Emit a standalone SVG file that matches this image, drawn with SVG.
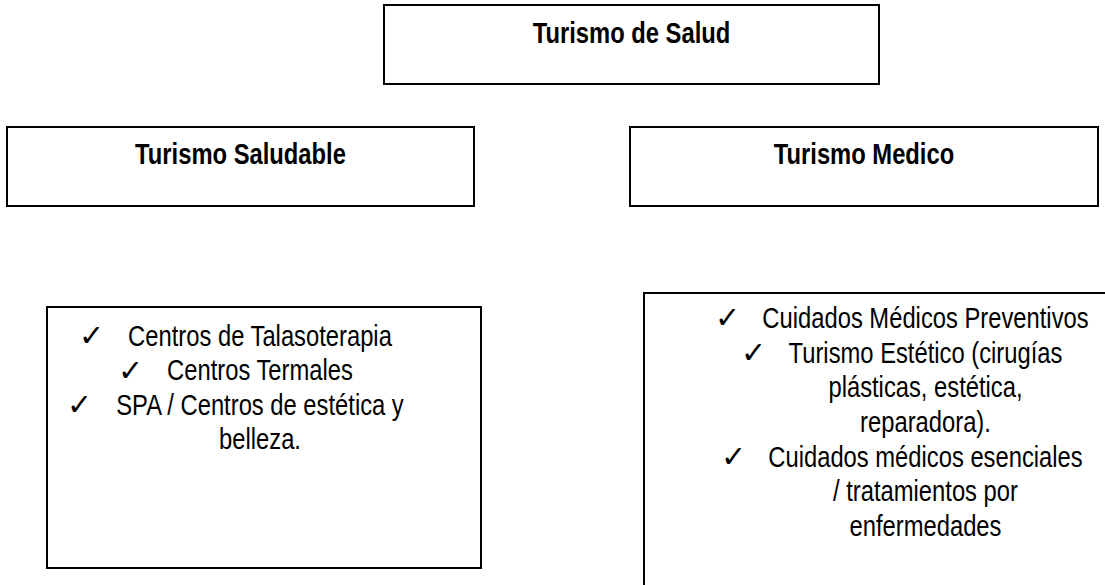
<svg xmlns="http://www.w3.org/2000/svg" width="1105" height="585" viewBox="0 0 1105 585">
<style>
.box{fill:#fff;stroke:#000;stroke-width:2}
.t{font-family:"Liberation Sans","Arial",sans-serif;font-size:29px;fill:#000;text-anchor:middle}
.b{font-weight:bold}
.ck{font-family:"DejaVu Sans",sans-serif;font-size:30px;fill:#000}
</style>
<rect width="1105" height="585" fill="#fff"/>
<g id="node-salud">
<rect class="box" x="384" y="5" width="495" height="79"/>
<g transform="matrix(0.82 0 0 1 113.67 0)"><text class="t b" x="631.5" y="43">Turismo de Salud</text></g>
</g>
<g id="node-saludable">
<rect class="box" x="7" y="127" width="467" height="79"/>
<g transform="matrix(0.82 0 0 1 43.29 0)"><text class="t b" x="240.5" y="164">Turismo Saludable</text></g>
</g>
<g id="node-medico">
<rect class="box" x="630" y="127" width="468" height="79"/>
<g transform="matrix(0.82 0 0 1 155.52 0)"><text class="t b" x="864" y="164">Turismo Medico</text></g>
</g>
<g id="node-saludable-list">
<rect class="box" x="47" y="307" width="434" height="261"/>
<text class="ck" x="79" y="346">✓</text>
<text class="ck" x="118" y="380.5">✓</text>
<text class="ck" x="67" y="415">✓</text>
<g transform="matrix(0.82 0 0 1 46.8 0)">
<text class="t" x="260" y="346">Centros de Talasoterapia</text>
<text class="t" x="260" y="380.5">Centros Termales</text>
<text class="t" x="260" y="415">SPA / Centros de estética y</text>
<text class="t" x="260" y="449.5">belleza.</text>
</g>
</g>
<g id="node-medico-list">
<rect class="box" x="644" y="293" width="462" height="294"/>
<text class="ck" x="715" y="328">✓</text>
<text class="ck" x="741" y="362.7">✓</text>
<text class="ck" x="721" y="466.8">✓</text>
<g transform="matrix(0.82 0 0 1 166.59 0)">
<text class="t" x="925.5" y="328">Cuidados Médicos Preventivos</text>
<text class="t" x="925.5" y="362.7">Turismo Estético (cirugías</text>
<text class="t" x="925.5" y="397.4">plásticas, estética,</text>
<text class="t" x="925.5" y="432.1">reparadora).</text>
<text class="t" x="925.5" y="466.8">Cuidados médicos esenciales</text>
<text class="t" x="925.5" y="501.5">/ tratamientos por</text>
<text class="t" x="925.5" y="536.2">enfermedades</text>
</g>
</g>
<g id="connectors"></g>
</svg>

━━━━━━━━━━━━━━━━━━━━

- **EXERCISE GOAL**
Without the pictures, write out all of the material exactly.

- **REPLY TO THE EXERCISE**
Emit a standalone SVG file that matches this image, drawn with SVG.
<svg xmlns="http://www.w3.org/2000/svg" width="1105" height="585" viewBox="0 0 1105 585">
<style>
.box{fill:#fff;stroke:#000;stroke-width:2}
.t{font-family:"Liberation Sans","Arial",sans-serif;font-size:29px;fill:#000;text-anchor:middle}
.b{font-weight:bold}
.ck{font-family:"DejaVu Sans",sans-serif;font-size:30px;fill:#000}
</style>
<rect width="1105" height="585" fill="#fff"/>
<g id="node-salud">
<rect class="box" x="384" y="5" width="495" height="79"/>
<g transform="matrix(0.82 0 0 1 113.67 0)"><text class="t b" x="631.5" y="43">Turismo de Salud</text></g>
</g>
<g id="node-saludable">
<rect class="box" x="7" y="127" width="467" height="79"/>
<g transform="matrix(0.82 0 0 1 43.29 0)"><text class="t b" x="240.5" y="164">Turismo Saludable</text></g>
</g>
<g id="node-medico">
<rect class="box" x="630" y="127" width="468" height="79"/>
<g transform="matrix(0.82 0 0 1 155.52 0)"><text class="t b" x="864" y="164">Turismo Medico</text></g>
</g>
<g id="node-saludable-list">
<rect class="box" x="47" y="307" width="434" height="261"/>
<text class="ck" x="79" y="346">✓</text>
<text class="ck" x="118" y="380.5">✓</text>
<text class="ck" x="67" y="415">✓</text>
<g transform="matrix(0.82 0 0 1 46.8 0)">
<text class="t" x="260" y="346">Centros de Talasoterapia</text>
<text class="t" x="260" y="380.5">Centros Termales</text>
<text class="t" x="260" y="415">SPA / Centros de estética y</text>
<text class="t" x="260" y="449.5">belleza.</text>
</g>
</g>
<g id="node-medico-list">
<rect class="box" x="644" y="293" width="462" height="294"/>
<text class="ck" x="715" y="328">✓</text>
<text class="ck" x="741" y="362.7">✓</text>
<text class="ck" x="721" y="466.8">✓</text>
<g transform="matrix(0.82 0 0 1 166.59 0)">
<text class="t" x="925.5" y="328">Cuidados Médicos Preventivos</text>
<text class="t" x="925.5" y="362.7">Turismo Estético (cirugías</text>
<text class="t" x="925.5" y="397.4">plásticas, estética,</text>
<text class="t" x="925.5" y="432.1">reparadora).</text>
<text class="t" x="925.5" y="466.8">Cuidados médicos esenciales</text>
<text class="t" x="925.5" y="501.5">/ tratamientos por</text>
<text class="t" x="925.5" y="536.2">enfermedades</text>
</g>
</g>
<g id="connectors"></g>
</svg>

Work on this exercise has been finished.